Fitzgerald’s burning sense of self, with all the drama this brought to his legendary rise and fall, was not unusual among American writers. It was paralleled by many a modern prima donna of the American novel, from Mark Twain to Hemingway and Thomas Wolfe. They reacted on each other with mutual fascination and revulsion; being a novelist in the twentieth century could make everything about another writer not only unwelcome but positively repellent.
But what made Fitzgerald stand out, even in the personalized twenties, was such a vehemence of self-absorption and self-assertion as to make him feel that he had created himself. He was to say of his most famous character, Gatsby, that he was his own Platonic conception of himself. The ultimate loneliness of Gatsby pursuing his impossible dream was Fitzgerald’s unmistakable omen of what so much illusion, so much “unlimitedness"—in the mind alone—did to that precious sense of self that was one’s whole life and every resource.
But as Fitzgerald also made clear in his books, he had been born into an age that assisted every illusion. Just as he was the central subject and best historian of his personal drama, so he instantly found an audience that, like his wife, seemed a correlative of himself. When he died a "failure" in 1940, his books were all but unread. But with his genius for symbolization, he nailed history to himself even in death. Not only did he become a legend as writer, man, and frantic lover of his own wife; The Great Gatsby and Tender Is the Night, both infinitely readable, sank so deeply into the national consciousness that they came to seem not just “personal" but a cryptogram as well as scenario of American fortune.

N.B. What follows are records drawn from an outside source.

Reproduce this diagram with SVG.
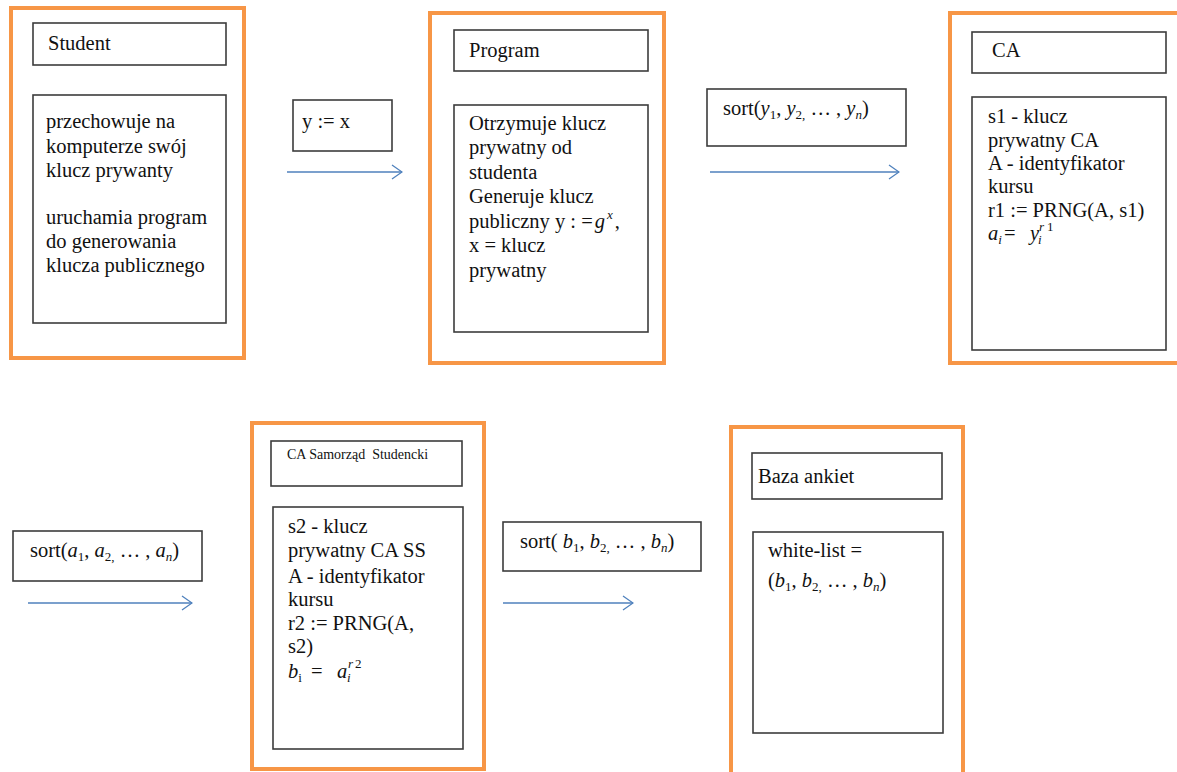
<svg xmlns="http://www.w3.org/2000/svg" width="1177" height="772" viewBox="0 0 1177 772">
<defs>
<style>
text{font-family:"Liberation Serif","Times New Roman",serif;font-size:20.5px;fill:#111;}
.m{font-style:italic;}
.sub{font-size:13px;}
.small{font-size:14px;}
.outer{fill:none;stroke:#F79646;stroke-width:4;}
.box{fill:#fff;stroke:#3c3c3c;stroke-width:1.6;}
.arrow{fill:none;stroke:#4F81BD;stroke-width:1.3;marker-end:url(#chev);}
</style>
<marker id="chev" viewBox="0 0 12 16" refX="11" refY="8" markerWidth="12" markerHeight="16" markerUnits="userSpaceOnUse" orient="auto">
<path d="M1,1 L11,8 L1,15" fill="none" stroke="#4F81BD" stroke-width="1.3"/>
</marker>
</defs>
<rect width="1177" height="772" fill="#fff"/>

<g id="student">
<rect class="outer" x="11" y="8" width="233" height="350"/>
<rect class="box" x="33" y="23" width="193" height="42"/>
<text x="48" y="50">Student</text>
<rect class="box" x="33" y="95" width="193" height="228"/>
<text x="46" y="128">przechowuje na</text>
<text x="46" y="153">komputerze swój</text>
<text x="46" y="177">klucz prywanty</text>
<text x="46" y="224">uruchamia program</text>
<text x="46" y="248">do generowania</text>
<text x="46" y="272">klucza publicznego</text>
</g>

<g id="label-yx">
<rect class="box" x="293" y="100" width="99" height="51"/>
<text x="302" y="128">y := x</text>
</g>

<g id="program">
<rect class="outer" x="430" y="13" width="234" height="350"/>
<rect class="box" x="454" y="30" width="194" height="41"/>
<text x="469" y="57">Program</text>
<rect class="box" x="454" y="105" width="194" height="227"/>
<text x="469" y="130">Otrzymuje klucz</text>
<text x="469" y="154">prywatny od</text>
<text x="469" y="179">studenta</text>
<text x="469" y="203">Generuje klucz</text>
<text x="469" y="228">publiczny y : =<tspan class="m" dx="2">g</tspan><tspan class="sub m" dx="2" dy="-9">x</tspan><tspan dx="2" dy="9">,</tspan></text>
<text x="469" y="252">x = klucz</text>
<text x="469" y="277">prywatny</text>
</g>

<g id="label-sorty">
<rect class="box" x="707" y="89" width="199" height="57"/>
<text x="723" y="115">sort(<tspan class="m">y</tspan><tspan class="sub" dy="4">1</tspan><tspan dy="-4">, </tspan><tspan class="m">y</tspan><tspan class="sub" dy="4">2,</tspan><tspan dy="-4"> … , </tspan><tspan class="m">y</tspan><tspan class="sub m" dy="4">n</tspan><tspan dy="-4">)</tspan></text>
</g>

<g id="ca">
<rect class="outer" x="950" y="13" width="240" height="350"/>
<rect class="box" x="972" y="32" width="194" height="41"/>
<text x="992" y="57">CA</text>
<rect class="box" x="972" y="97" width="194" height="253"/>
<text x="988" y="123">s1 - klucz</text>
<text x="988" y="147">prywatny CA</text>
<text x="988" y="170">A - identyfikator</text>
<text x="988" y="193">kursu</text>
<text x="988" y="217">r1 := PRNG(A, s1)</text>
<text x="988" y="240"><tspan class="m">a</tspan><tspan class="sub m" dy="4">i</tspan><tspan x="1004" dy="-4">=</tspan><tspan class="m" x="1030">y</tspan></text>
<text class="sub m" x="1038" y="244">i</text>
<text class="sub" x="1039" y="231"><tspan class="m">r</tspan><tspan dx="3">1</tspan></text>
</g>

<g id="label-sorta">
<rect class="box" x="13" y="531" width="189" height="50"/>
<text x="30" y="557">sort(<tspan class="m">a</tspan><tspan class="sub" dy="4">1</tspan><tspan dy="-4">, </tspan><tspan class="m">a</tspan><tspan class="sub" dy="4">2,</tspan><tspan dy="-4"> … , </tspan><tspan class="m">a</tspan><tspan class="sub m" dy="4">n</tspan><tspan dy="-4">)</tspan></text>
</g>

<g id="ca-ss">
<rect class="outer" x="252" y="423" width="232" height="346"/>
<rect class="box" x="271" y="441" width="191" height="45"/>
<text class="small" x="287" y="459">CA Samorząd&#160; Studencki</text>
<rect class="box" x="273" y="507" width="190" height="242"/>
<text x="288" y="533">s2 - klucz</text>
<text x="288" y="557">prywatny CA SS</text>
<text x="288" y="583">A - identyfikator</text>
<text x="288" y="606">kursu</text>
<text x="288" y="630">r2 := PRNG(A,</text>
<text x="288" y="653">s2)</text>
<text x="288" y="678"><tspan class="m">b</tspan><tspan class="sub" dy="4">i</tspan><tspan x="311" dy="-4">=</tspan><tspan class="m" x="337">a</tspan></text>
<text class="sub m" x="347" y="682">i</text>
<text class="sub" x="348" y="668"><tspan class="m">r</tspan><tspan dx="2">2</tspan></text>
</g>

<g id="label-sortb">
<rect class="box" x="503" y="522" width="198" height="49"/>
<text x="520" y="548">sort( <tspan class="m">b</tspan><tspan class="sub" dy="4">1</tspan><tspan dy="-4">, </tspan><tspan class="m">b</tspan><tspan class="sub" dy="4">2,</tspan><tspan dy="-4"> … , </tspan><tspan class="m">b</tspan><tspan class="sub m" dy="4">n</tspan><tspan dy="-4">)</tspan></text>
</g>

<g id="baza">
<rect class="outer" x="731" y="427" width="232" height="360"/>
<rect class="box" x="752" y="453" width="190" height="46"/>
<text x="758" y="483">Baza ankiet</text>
<rect class="box" x="753" y="532" width="190" height="201"/>
<text x="768" y="557">white-list =</text>
<text x="768" y="587">(<tspan class="m">b</tspan><tspan class="sub" dy="4">1</tspan><tspan dy="-4">, </tspan><tspan class="m">b</tspan><tspan class="sub" dy="4">2,</tspan><tspan dy="-4"> … , </tspan><tspan class="m">b</tspan><tspan class="sub m" dy="4">n</tspan><tspan dy="-4">)</tspan></text>
</g>

<g id="connectors">
<line class="arrow" x1="287" y1="172" x2="402" y2="172"/>
<line class="arrow" x1="710" y1="172" x2="899" y2="172"/>
<line class="arrow" x1="28" y1="603" x2="192" y2="603"/>
<line class="arrow" x1="503" y1="603" x2="633" y2="603"/>
</g>
</svg>
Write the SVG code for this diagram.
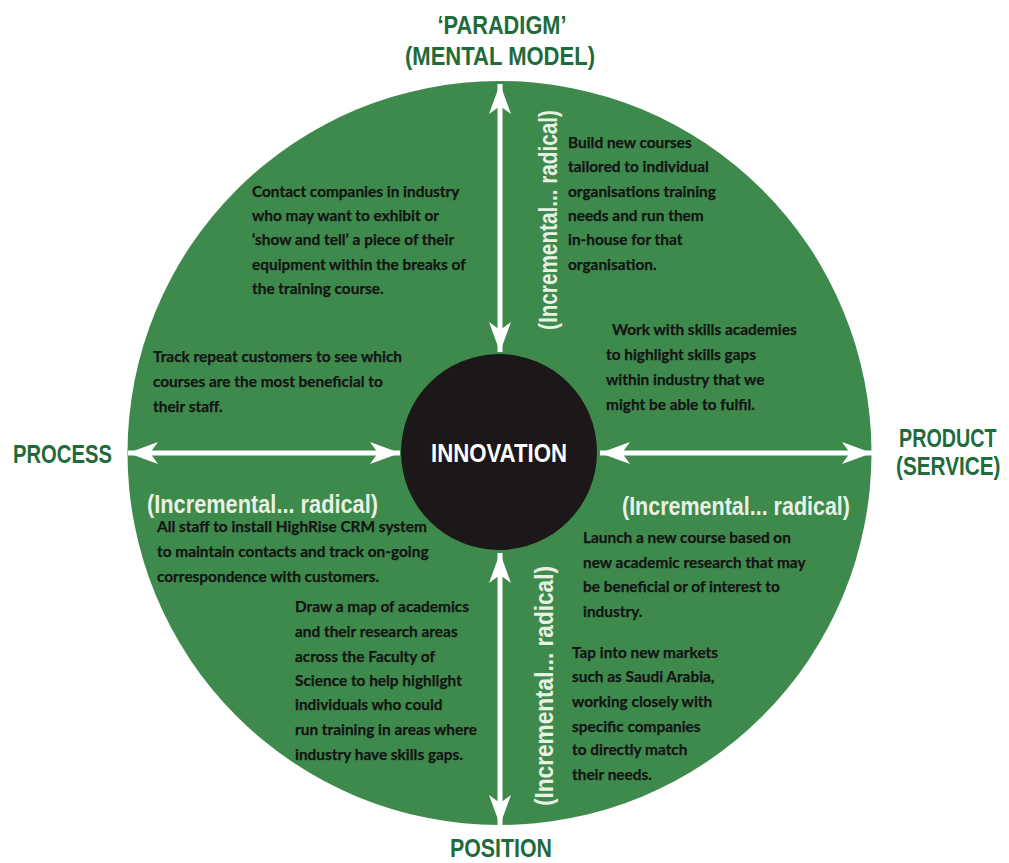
<svg xmlns="http://www.w3.org/2000/svg" width="1009" height="863" viewBox="0 0 1009 863">
<defs>
<style>
.title{font-family:"Liberation Sans",Arial,sans-serif;font-weight:bold;fill:#1f6b3b;font-size:25px}
.body{font-family:Lato,"Open Sans",sans-serif;font-weight:bold;fill:#141414;font-size:15.4px;stroke:#141414;stroke-width:0.25}
.scale{font-family:"Liberation Sans",Arial,sans-serif;font-weight:bold;fill:#e8f1e4;font-size:25px}
.hub{font-family:"Liberation Sans",Arial,sans-serif;font-weight:bold;fill:#ffffff;font-size:25px}
.arrow{stroke:#ffffff;stroke-width:5;fill:none}
</style>
<marker id="head" markerUnits="userSpaceOnUse" markerWidth="32" markerHeight="24" refX="30" refY="11" orient="auto-start-reverse" viewBox="0 0 32 22">
<path d="M0,0 L30,11 L0,22 L8,11 Z" fill="#ffffff"/>
</marker>
</defs>
<rect width="1009" height="863" fill="#ffffff"/>
<g id="wheel">
<circle cx="499.5" cy="453" r="372" fill="#3e8a4c"/>
</g>
<g id="connectors">
<line class="arrow" x1="500" y1="84" x2="500" y2="352" marker-start="url(#head)" marker-end="url(#head)"/>
<line class="arrow" x1="128" y1="453" x2="400" y2="453" marker-start="url(#head)" marker-end="url(#head)"/>
<line class="arrow" x1="600" y1="453" x2="872" y2="453" marker-start="url(#head)" marker-end="url(#head)"/>
<line class="arrow" x1="500" y1="553" x2="500" y2="825" marker-start="url(#head)" marker-end="url(#head)"/>
</g>
<g id="innovation">
<circle cx="499" cy="452" r="98" fill="#1c1819"/>
<text class="hub" x="499" y="462" text-anchor="middle" textLength="136" lengthAdjust="spacingAndGlyphs">INNOVATION</text>
</g>
<g id="paradigm">
<text class="title" x="502" y="34" text-anchor="middle" textLength="129" lengthAdjust="spacingAndGlyphs">‘PARADIGM’</text>
<text class="title" x="500" y="65" text-anchor="middle" textLength="190" lengthAdjust="spacingAndGlyphs">(MENTAL MODEL)</text>
</g>
<g id="process">
<text class="title" x="13" y="463" textLength="99" lengthAdjust="spacingAndGlyphs">PROCESS</text>
</g>
<g id="product">
<text class="title" transform="translate(899,447) scale(0.79,1)">PRODUCT</text>
<text class="title" transform="translate(896,475) scale(0.83,1)">(SERVICE)</text>
</g>
<g id="position">
<text class="title" x="450" y="857" textLength="102" lengthAdjust="spacingAndGlyphs">POSITION</text>
</g>
<g id="scale-top">
<text class="scale" transform="translate(557,330) rotate(-90)" textLength="220" lengthAdjust="spacingAndGlyphs">(Incremental... radical)</text>
</g>
<g id="scale-left">
<text class="scale" x="147" y="513" textLength="231" lengthAdjust="spacingAndGlyphs">(Incremental... radical)</text>
</g>
<g id="scale-right">
<text class="scale" x="622" y="515" textLength="228" lengthAdjust="spacingAndGlyphs">(Incremental... radical)</text>
</g>
<g id="scale-bottom">
<text class="scale" transform="translate(553,806) rotate(-90)" textLength="240" lengthAdjust="spacingAndGlyphs">(Incremental... radical)</text>
</g>
<g id="note-exhibit" class="body">
<text x="252" y="197">Contact companies in industry</text>
<text x="252" y="221">who may want to exhibit  or</text>
<text x="252" y="245">‘show and tell’ a piece of their</text>
<text x="252" y="270">equipment within the breaks of</text>
<text x="252" y="294">the training course.</text>
</g>
<g id="note-build" class="body">
<text x="568" y="148">Build new courses</text>
<text x="568" y="172">tailored to individual</text>
<text x="568" y="197">organisations training</text>
<text x="568" y="221">needs and run them</text>
<text x="568" y="245">in-house for that</text>
<text x="568" y="270">organisation.</text>
</g>
<g id="note-track" class="body">
<text x="153" y="362">Track repeat customers to see which</text>
<text x="153" y="387">courses are the most beneficial to</text>
<text x="153" y="412">their staff.</text>
</g>
<g id="note-academies" class="body">
<text x="612" y="335">Work with skills academies</text>
<text x="606" y="360">to highlight skills gaps</text>
<text x="606" y="385">within industry that we</text>
<text x="606" y="410">might be able to fulfil.</text>
</g>
<g id="note-crm" class="body">
<text x="157" y="532">All staff to install HighRise CRM system</text>
<text x="157" y="557">to  maintain contacts and track on-going</text>
<text x="157" y="582">correspondence with customers.</text>
</g>
<g id="note-launch" class="body">
<text x="583" y="543">Launch a new course based on</text>
<text x="583" y="568">new academic research  that may</text>
<text x="583" y="592">be beneficial or of interest to</text>
<text x="583" y="617">industry.</text>
</g>
<g id="note-map" class="body">
<text x="295" y="612">Draw a map of academics</text>
<text x="295" y="637">and their research areas</text>
<text x="295" y="662">across the Faculty of</text>
<text x="295" y="686">Science to help highlight</text>
<text x="295" y="710">individuals who could</text>
<text x="295" y="735">run training in areas where</text>
<text x="295" y="760">industry  have skills gaps.</text>
</g>
<g id="note-markets" class="body">
<text x="572" y="658">Tap into new markets</text>
<text x="572" y="682">such as Saudi Arabia,</text>
<text x="572" y="707">working closely with</text>
<text x="572" y="732">specific companies</text>
<text x="572" y="755">to directly match</text>
<text x="572" y="780">their needs.</text>
</g>
</svg>
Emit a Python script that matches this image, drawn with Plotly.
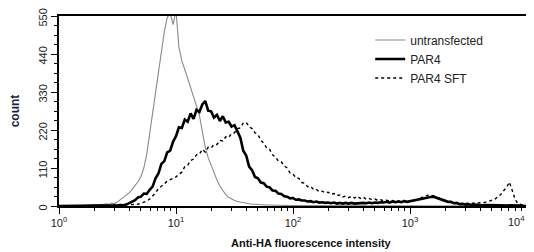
import numpy as np
import plotly.graph_objects as go

# channel positions (log10 of fluorescence intensity), 0.025 decade bins
log_bins = np.round(np.arange(0, 4.0001, 0.025), 3)

untransfected = [
    0, 0, 0, 0, 1, 0, 1, 0, 2, 1, 3, 2, 4, 3, 5, 4, 6, 5, 8, 7,
    12, 18, 24, 30, 38, 48, 58, 70, 85, 110, 150, 210, 265, 330, 390, 455, 505, 545, 560, 525,
    565, 460, 420, 395, 370, 345, 318, 290, 262, 215, 170, 140, 118, 95, 75, 58, 45, 33, 25, 20,
    16, 13, 11, 9, 8, 6, 5, 5, 4, 4, 3, 3, 3, 2, 2, 2, 2, 1, 2, 1,
    1, 1, 2, 1, 1, 0, 1, 1, 0, 1, 1, 0, 1, 0, 1, 0, 0, 1, 0, 0,
    1, 0, 0, 1, 0, 0, 0, 1, 0, 0, 0, 0, 1, 0, 0, 0, 0, 0, 1, 0,
    0, 0, 0, 0, 0, 0, 0, 0, 0, 0, 0, 0, 0, 0, 0, 0, 0, 0, 0, 0,
    0, 0, 0, 0, 0, 0, 0, 0, 0, 0, 0, 0, 0, 0, 0, 0, 0, 0, 0, 0,
    0,
]

par4 = [
    0, 0, 0, 0, 0, 0, 0, 0, 1, 0, 1, 0, 1, 1, 0, 1, 1, 2, 1, 2,
    2, 3, 2, 4, 8, 13, 17, 25, 27, 36, 35, 47, 56, 80, 94, 122, 130, 155, 160, 186,
    202, 228, 226, 250, 244, 268, 252, 278, 272, 294, 304, 276, 274, 256, 264, 246, 260, 242, 244, 230,
    234, 216, 198, 160, 146, 114, 104, 84, 80, 68, 66, 56, 54, 45, 44, 36, 35, 28, 27, 22,
    23, 18, 19, 16, 16, 13, 14, 11, 13, 10, 11, 9, 10, 8, 10, 7, 9, 7, 9, 7,
    9, 7, 8, 7, 9, 8, 10, 8, 10, 9, 11, 10, 12, 10, 13, 11, 13, 11, 14, 12,
    14, 15, 18, 19, 22, 22, 26, 26, 27, 24, 23, 18, 17, 12, 12, 8, 9, 5, 6, 4,
    5, 3, 4, 3, 4, 2, 3, 3, 2, 3, 2, 2, 1, 2, 1, 1, 1, 1, 1, 0,
    0,
]

par4_sft = [
    0, 0, 0, 0, 0, 0, 0, 0, 1, 0, 1, 1, 0, 1, 2, 1, 2, 2, 3, 2,
    3, 4, 3, 4, 5, 4, 6, 5, 8, 10, 14, 20, 28, 38, 50, 56, 64, 72, 76, 82,
    84, 92, 98, 114, 118, 132, 136, 148, 150, 164, 156, 170, 168, 178, 178, 190, 188, 200, 198, 210,
    212, 224, 226, 240, 242, 230, 224, 212, 207, 190, 182, 168, 164, 148, 142, 130, 128, 116, 110, 96,
    92, 82, 80, 68, 66, 56, 57, 48, 48, 41, 43, 38, 40, 34, 36, 30, 32, 26, 29, 24,
    28, 23, 28, 22, 26, 20, 22, 18, 20, 16, 18, 15, 17, 14, 16, 13, 15, 13, 16, 13,
    15, 15, 19, 19, 25, 26, 31, 31, 30, 25, 23, 17, 16, 11, 11, 8, 9, 7, 8, 7,
    8, 7, 9, 8, 10, 9, 12, 13, 18, 19, 27, 33, 44, 54, 69, 45, 18, 6, 3, 2,
    1,
]

x_tickvals = [1, 10, 100, 1000, 10000]
x_ticktext = ["10<sup>0</sup>", "10<sup>1</sup>", "10<sup>2</sup>", "10<sup>3</sup>", ""]
x_last_label = "10<sup>4</sup>"
x_minor = [m * d for d in [1, 10, 100, 1000] for m in range(2, 10)]
y_tickvals = [0, 110, 220, 330, 440, 550]

x_vals = 10 ** log_bins

fig = go.Figure()
fig.add_trace(go.Scatter(x=x_vals, y=untransfected, mode="lines", name="untransfected",
                         line=dict(color="#8a8a8a", width=1.1)))
fig.add_trace(go.Scatter(x=x_vals, y=par4, mode="lines", name="PAR4",
                         line=dict(color="black", width=2.6)))
fig.add_trace(go.Scatter(x=x_vals, y=par4_sft, mode="lines", name="PAR4 SFT",
                         line=dict(color="black", width=1.4, dash="dot")))

axis_font = dict(family="Liberation Sans, Arial", size=11, color="#222")

# the page body adds an 8px offset; figure size/margins compensate for it
fig.update_layout(
    width=526, height=244,
    margin=dict(l=51, r=7, t=8, b=46),
    paper_bgcolor="white", plot_bgcolor="white",
    showlegend=True,
    legend=dict(x=0.665, y=0.95, xanchor="left", yanchor="top",
                font=dict(family="Liberation Sans, Arial", size=12, color="#222"),
                bgcolor="rgba(0,0,0,0)", tracegroupgap=0),
    xaxis=dict(type="log", range=[0, 4], tickvals=x_tickvals, ticktext=x_ticktext,
               automargin=False, ticklabeloverflow="allow",
               ticks="outside", ticklen=6, tickwidth=1, tickcolor="black",
               showline=True, linecolor="black", linewidth=1.5, mirror=True,
               showgrid=False, zeroline=False, tickfont=axis_font,
               minor=dict(tickvals=x_minor, ticks="outside", ticklen=3, tickcolor="black", showgrid=False)),
    yaxis=dict(range=[0, 550], tickvals=y_tickvals, tickangle=-90,
               automargin=False, ticklabeloverflow="allow", ticklabelshift=3,
               ticks="outside", ticklen=6, tickwidth=1, tickcolor="black",
               showline=True, linecolor="black", linewidth=1.5, mirror=True,
               showgrid=False, zeroline=False, tickfont=axis_font,
               minor=dict(dtick=27.5, ticks="outside", ticklen=3, tickcolor="black", showgrid=False),
               title=dict(text="<b>count</b>", standoff=22,
                          font=dict(family="Liberation Sans, Arial", size=12, color="#1a1f3a"))),
    annotations=[
        dict(text="<b>Anti-HA fluorescence intensity</b>", xref="paper", yref="paper",
             x=0.54, y=-0.195, xanchor="center", yanchor="middle", showarrow=False,
             font=dict(family="Liberation Sans, Arial", size=11, color="#111")),
        dict(text=x_last_label, xref="paper", yref="paper",
             x=1, y=-0.035, xanchor="right", yanchor="top", xshift=-1, showarrow=False,
             borderpad=0, font=axis_font),
    ],
)

fig.write_html("out.html")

How did Fitzgerald the "spoiled child," the famously immature young wastrel of the twenties, manage to get such a hold on his readers, then and long after his death, that certain lines, passages, scenes in his novels became not just favorite quotations but unforgettable attachments to one’s own life?
“A breeze blew through the room, blew curtains in at one end and out the other like pale flags, twisting them up toward the frosted wedding-cake of the ceiling, and then rippled over the wine-colored rug, making a shadow on it as wind does on the sea.
"The only completely stationary object in the room was an enormous couch on which two young women were buoyed up as though upon an anchored balloon. They were both in white, and their dresses were rippling and fluttering as if they had just been blown back in after a short flight around the house.”
“There was music from my neighbor's house through the summer nights. In his blue gardens men and girls came and went like moths among the whisperings and the champagne and the stars.”
It was because he cared so much, but never slopped over. He had a talent for plot that fell into melodrama; he knew how to objectify, frame, and even satirize the very figure, his great Gatsby himself, who carried the weight of so much yearning for the green light at the end of Daisy’s dock. Fitzgerald became the twenties, and the twenties a version of F. Scott Fitzgerald. He put himself radiantly on the map of this time, stretched all his caprices across the American landscape. Nowadays, when no one (especially no one and his wife) would think of riding on top of a taxi, of throwing oneself into the fountain at Union Square as well as the one in front of the Plaza, a later generation reads with envy, stupor, disbelief, about the kind of assertiveness and self-aggrandizement, the sheer display of temperament, that went with the period.